Mengutip data Balai Pengembangan Industri Persepatuan Indonesia (BPIPI), investasi pada industri kulit, barang dari kulit, dan alas kaki tumbuh signifikan empat tahun belakangan. Pada 2018, investasi penanaman modal dalam negeri (PMDN) mencapai Rp 282 miliar dibandingkan sebesar Rp 5,4 miliar pada 2015.
Investasi penanaman modal asing (PMA) pada industri kulit, barang dari kulit, dan alas kaki bergerak lebih fluktuatif. Besaran investasi PMA selama 2015-2017 adalah 161,6 juta dollar AS, 144,4 juta dollar AS, dan 368,9 juta dollar AS. Pada 2018, PMA sebesar 243,65 juta dollar AS atau setara Rp 3,44 triliun.
Enny menambahkan, selain investasi, sinergi semua pihak terkait penting untuk menjaga rantai pasokan bahan baku dari peternak kepada penyamak kulit. Kuantitas dan kualitas kulit dari peternak rakyat kerap bermasalah karena mereka minim pengetahuan untuk merawat kulit mentah.

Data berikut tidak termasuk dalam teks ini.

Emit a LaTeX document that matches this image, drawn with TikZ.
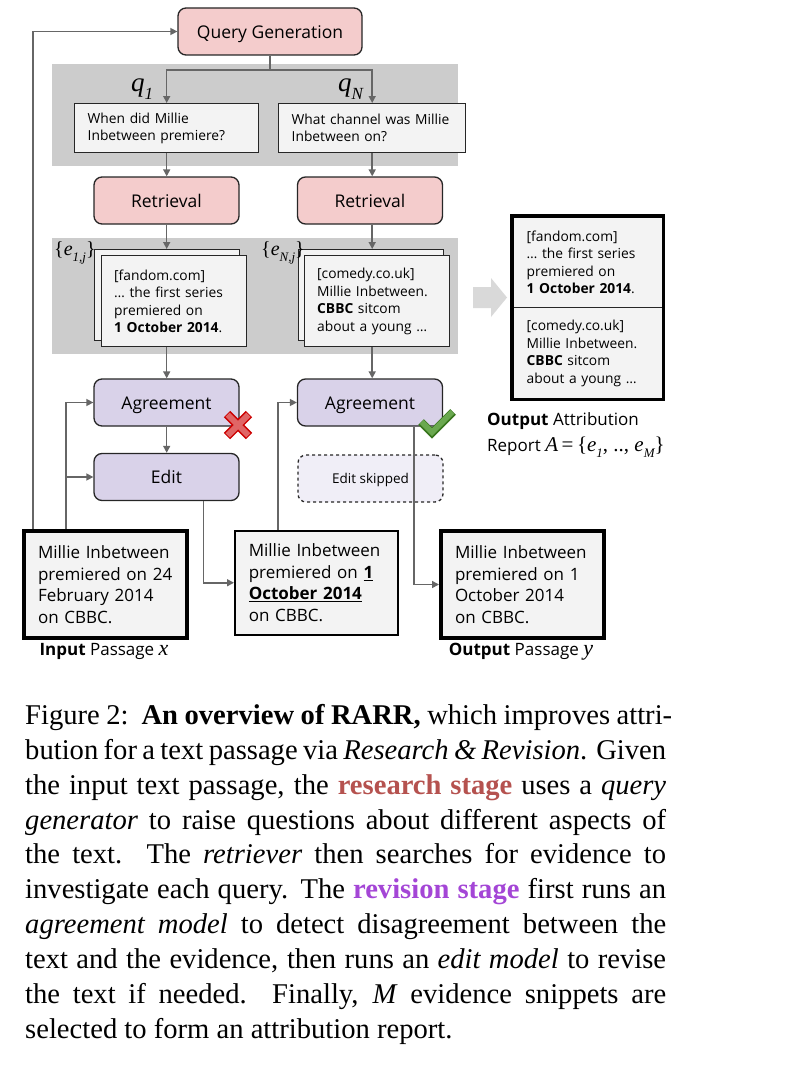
\documentclass[tikz,border=0pt]{standalone}
\usepackage{fontspec}
\setmainfont{Open Sans}
\newfontfamily\tms{Liberation Serif}
\usetikzlibrary{arrows.meta,calc}
\definecolor{pinkf}{HTML}{F4CCCC}
\definecolor{purf}{HTML}{D9D2E9}
\definecolor{boxf}{HTML}{F3F3F3}
\definecolor{panelc}{HTML}{CCCCCC}
\definecolor{arrc}{HTML}{666666}
\definecolor{skipf}{HTML}{F0EEF7}
\definecolor{resc}{HTML}{B5524F}
\definecolor{revc}{HTML}{A446D6}
\definecolor{xfill}{HTML}{E06666}
\definecolor{xline}{HTML}{CC0000}
\definecolor{cfill}{HTML}{6AA84F}
\definecolor{cline}{HTML}{38761D}
\definecolor{bigarr}{HTML}{D9D9D9}
\tikzset{
  stagebox/.style={draw=black!85, line width=1.3pt, rounded corners=8pt, minimum width=145pt, minimum height=47pt, inner sep=0pt, text height=13pt, text depth=0pt, font=\fontsize{17.5}{21}\selectfont},
  panelbox/.style={fill=panelc, draw=none, anchor=north west, inner sep=0pt},
  qbox/.style={draw=black!85, line width=1.4pt, fill=boxf, anchor=north west, minimum height=49pt, inner xsep=13pt, inner ysep=0pt, align=left, font=\fontsize{13.8}{17}\selectfont},
  evbox/.style={draw=black!85, line width=1.4pt, fill=boxf, anchor=north west, minimum width=145pt, minimum height=91pt, text width=120pt, inner xsep=12pt, inner ysep=0pt, align=left, font=\fontsize{13.8}{17.5}\selectfont},
  passbox/.style={fill=boxf, draw=black, anchor=north west, minimum width=163pt, minimum height=107pt, text width=135pt, inner xsep=14pt, inner ysep=0pt, align=left, font=\fontsize{17}{21.5}\selectfont},
  conn/.style={draw=arrc, line width=1.5pt, -{Triangle[length=7pt,width=7pt]}},
  plainline/.style={draw=arrc, line width=1.5pt},
  lab/.style={inner sep=0pt, font=\fontsize{17}{26}\selectfont},
  capline/.style={anchor=base west, inner sep=0pt, font=\tms\fontsize{28.6}{35}\selectfont},
}
\newcommand\capl[1]{\makebox[641pt][s]{#1}}
\begin{document}
\begin{tikzpicture}[x=1pt,y=-1pt]
\useasboundingbox (0,0) rectangle (798,1065);
% panels
\node[panelbox, minimum width=406pt, minimum height=102pt] (p1) at (52,64) {};
\node[panelbox, minimum width=406pt, minimum height=116pt] (p2) at (52,238) {};
% query generation
\node[stagebox, fill=pinkf, minimum width=184pt] (qg) at (270,31.5) {Query Generation};
% queries
\node[qbox, minimum width=184pt, text width=158pt] (q1) at (74,103) {When did Millie\\Inbetween premiere?};
\node[qbox, minimum width=187pt, text width=161pt] (q2) at (278,103) {What channel was Millie\\Inbetween on?};
\node[anchor=base west, inner sep=0pt, font=\tms\itshape\fontsize{27}{27}\selectfont] (lq1) at (131,92) {q\raisebox{-0.28em}{\fontsize{17}{17}\selectfont 1}};
\node[anchor=base west, inner sep=0pt, font=\tms\itshape\fontsize{27}{27}\selectfont] (lqn) at (338,92) {q\raisebox{-0.28em}{\fontsize{17}{17}\selectfont N}};
% retrieval
\node[stagebox, fill=pinkf] (r1) at (166.5,200.5) {Retrieval};
\node[stagebox, fill=pinkf] (r2) at (370,200.5) {Retrieval};
% evidence
\node[evbox] (eb1) at (94,249) {};
\node[evbox] (ef1) at (101,255) {[fandom.com]\\… the first series\\premiered on\\\textbf{1 October 2014}.};
\node[evbox] (eb2) at (298,249) {};
\node[evbox] (ef2) at (304,255) {[comedy.co.uk]\\Millie Inbetween.\\\textbf{CBBC} sitcom\\about a young …};
\node[anchor=base west, inner sep=0pt, font=\tms\fontsize{20}{20}\selectfont] (le1) at (54,255) {\{\textit{e}\raisebox{-0.3em}{\fontsize{13}{13}\selectfont\itshape 1,j}\}};
\node[anchor=base west, inner sep=0pt, font=\tms\fontsize{20}{20}\selectfont] (len) at (261,255) {\{\textit{e}\raisebox{-0.3em}{\fontsize{13}{13}\selectfont\itshape N,j}\}};
% agreement / edit
\node[stagebox, fill=purf] (a1) at (166.5,402.5) {Agreement};
\node[stagebox, fill=purf] (a2) at (370,402.5) {Agreement};
\node[stagebox, fill=purf] (e1) at (166.5,477) {Edit};
\node[stagebox, fill=skipf, dashed, line width=1.3pt, text height=10pt, font=\fontsize{13.5}{16}\selectfont] (s2) at (370.5,478.5) {Edit skipped};
% passages
\node[passbox, line width=4pt] (inp) at (22,529) {Millie Inbetween\\premiered on 24\\February 2014\\on CBBC.};
\node[passbox, line width=1.5pt, minimum width=162pt, minimum height=104pt] (mid) at (234,530) {Millie Inbetween\\premiered on \underline{\textbf{1}}\\\underline{\textbf{October 2014}}\\on CBBC.};
\node[passbox, line width=4pt] (out) at (439,529) {Millie Inbetween\\premiered on 1\\October 2014\\on CBBC.};
\node[lab, anchor=base] (linp) at (104,655) {\textbf{Input} Passage {\tms\itshape\fontsize{22}{22}\selectfont x}};
\node[lab, anchor=base] (lout) at (521,655) {\textbf{Output} Passage {\tms\itshape\fontsize{22}{22}\selectfont y}};
% report
\node[evbox, minimum width=147pt, text width=122pt, inner xsep=14pt] (rep1) at (512,216) {[fandom.com]\\… the first series\\premiered on\\\textbf{1 October 2014}.};
\node[evbox, minimum width=147pt, text width=122pt, inner xsep=14pt] (rep2) at (512,307) {[comedy.co.uk]\\Millie Inbetween.\\\textbf{CBBC} sitcom\\about a young …};
\draw[line width=3.5pt] (rep1.north west) rectangle (rep2.south east);
\node[lab, anchor=base west] (lrep1) at (487,425) {\textbf{Output} Attribution};
\node[lab, anchor=base west] (lrep2) at (487,451) {Report {\tms\fontsize{21}{21}\selectfont\textit{A}\,=\,\{\textit{e}\raisebox{-0.3em}{\fontsize{13}{13}\selectfont\itshape 1}, .., \textit{e}\raisebox{-0.3em}{\fontsize{13}{13}\selectfont\itshape M}\}}};
% big arrow
\fill[bigarr] (473,287) -- (491,287) -- (491,278) -- (507,297.5) -- (491,317) -- (491,308) -- (473,308) -- cycle;
% connectors
\coordinate (jq) at (270,70);
\draw[plainline] (qg.south) -- (jq);
\draw[conn] (jq) -| (q1.north);
\draw[conn] (jq) -| (q2.north);
\draw[conn] (q1.south) -- (q1.south |- r1.north);
\draw[conn] (q2.south) -- (q2.south |- r2.north);
\draw[conn] (q1.south |- r1.south) -- (q1.south |- eb1.north);
\draw[conn] (q2.south |- r2.south) -- (q2.south |- eb2.north);
\draw[conn] (q1.south |- ef1.south) -- (q1.south |- a1.north);
\draw[conn] (q2.south |- ef2.south) -- (q2.south |- a2.north);
\draw[conn] (q1.south |- a1.south) -- (q1.south |- e1.north);
\draw[conn] ([xshift=11pt]inp.north west) |- (qg.west);
\draw[conn] ([xshift=44pt]inp.north west) |- (a1.west);
\draw[conn] ([xshift=44pt]inp.north west) |- (e1.west);
\draw[conn] ([xshift=110pt]e1.south west) |- (mid.west);
\draw[conn] ([xshift=44pt]mid.north west) |- (a2.west);
\draw[conn] ([xshift=117pt]a2.south west) |- (out.west);
% red cross
\coordinate (xc) at (238,425);
\draw[xline, line width=9pt] ($(xc)+(-11,-11)$) -- ($(xc)+(11,11)$) ($(xc)+(-11,11)$) -- ($(xc)+(11,-11)$);
\draw[xfill, line width=6pt] ($(xc)+(-10.3,-10.3)$) -- ($(xc)+(10.3,10.3)$) ($(xc)+(-10.3,10.3)$) -- ($(xc)+(10.3,-10.3)$);
% green check
\draw[cline, line width=8pt, line join=miter] (421,422) -- (432,433) -- (453,412);
\draw[cfill, line width=5.5pt, line join=miter] (421.7,422) -- (432,432.3) -- (452.3,412);
% caption
\node[capline] (c1) at (25,724) {\makebox[647pt][s]{Figure 2:\ \ \textbf{An overview of RARR,} which improves attri-}};
\node[capline] (c2) at (25,759) {\capl{bution for a text passage via \textit{Research \& Revision}. Given}};
\node[capline] (c3) at (25,794) {\capl{the input text passage, the \textcolor{resc}{\textbf{research stage}} uses a \textit{query}}};
\node[capline] (c4) at (25,829) {\capl{\textit{generator} to raise questions about different aspects of}};
\node[capline] (c5) at (25,863) {\capl{the text.\ \ The \textit{retriever} then searches for evidence to}};
\node[capline] (c6) at (25,898) {\capl{investigate each query. The \textcolor{revc}{\textbf{revision stage}} first runs an}};
\node[capline] (c7) at (25,933) {\capl{\textit{agreement model} to detect disagreement between the}};
\node[capline] (c8) at (25,968) {\capl{text and the evidence, then runs an \textit{edit model} to revise}};
\node[capline] (c9) at (25,1003) {\capl{the text if needed.\ \ Finally, \textit{M} evidence snippets are}};
\node[capline] (c10) at (25,1038) {selected to form an attribution report.};
\end{tikzpicture}
\end{document}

”Perlu koordinasi lintas sektoral antara lain pemerintah daerah, dinas peternakan setempat, dan usaha mikro, kecil, menengah (UMKM). Koordinasi diperlukan untuk memberi pendampingan pada peternak rakyat sehingga hasil peternakan memenuhi standar industri,” ujarnya.
Kolaborasi antara penyamak kulit dan kelompok-kelompok peternak juga perlu diperbaiki dan ditingkatkan.
Kepala BPIPI Heru Budi Susanto menyampaikan, kolaborasi antara penyamak kulit dan kelompok-kelompok peternak juga perlu diperbaiki dan ditingkatkan. Peternak dapat diminta untuk menjual kulit dengan bentuk yang masih baik kepada para penyamak kulit. Adapun kulit dengan bentuk yang tidak mulus dapat disalurkan ke industri makanan.